We are given that the car passes a stationary observer while sounding a horn with a frequency of 1000 Hz. The ratio of frequencies before and after the car passes the observer is given as 11:9. The formula for the Doppler effect when the source is moving and the observer is stationary is: \[ f' = f \left( \frac{v}{v - v_s} \right) \] where: - \( f' \) is the frequency observed by the observer,
- \( f \) is the frequency of the source (1000 Hz),
- \( v \) is the speed of sound (340 m/s),
- \( v_s \) is the speed of the source (the car’s speed, which we need to find).

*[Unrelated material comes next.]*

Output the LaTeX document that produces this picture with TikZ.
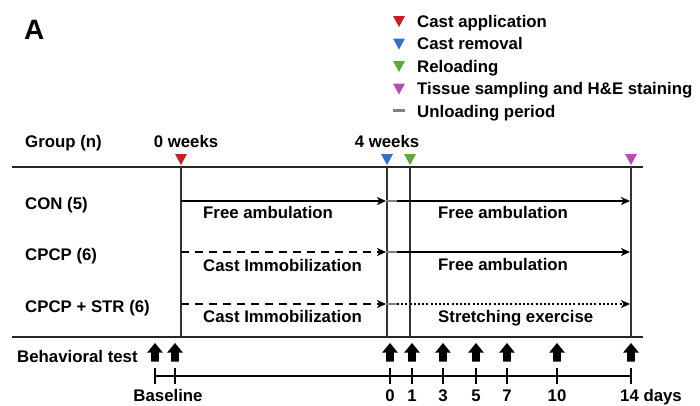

Step 1: Set up the equation for frequencies
Before the car passes the observer, the frequency is \( f' = f \left( \frac{v}{v - v_s} \right) \), and after it passes, the frequency is \( f'' = f \left( \frac{v}{v + v_s} \right) \). We are given the ratio of the frequencies before and after passing the observer: \[ \frac{f'}{f''} = \frac{11}{9} \] Substituting the Doppler shift equations for \( f' \) and \( f'' \), we get: \[ \frac{\frac{v}{v - v_s}}{\frac{v}{v + v_s}} = \frac{11}{9} \] Step 2: Solve for the speed of the car
Simplifying the equation: \[ \frac{v + v_s}{v - v_s} = \frac{11}{9} \] Now, cross-multiply to solve for \( v_s \): \[ 9(v + v_s) = 11(v - v_s) \] Expanding both sides: \[ 9v + 9v_s = 11v - 11v_s \] \[ 9v + 9v_s = 11v - 11v_s \] \[ 9v + 9v_s + 11v_s = 11v \] \[ 9v + 20v_s = 11v \] \[ 20v_s = 2v \] \[ v_s = \frac{2v}{20} = \frac{v}{10} \] Substitute \( v = 340 \, {ms}^{-1} \): \[ v_s = \frac{340}{10} = 34 \, {ms}^{-1} \] Thus, the speed of the car is \( 34 \, {ms}^{-1} \).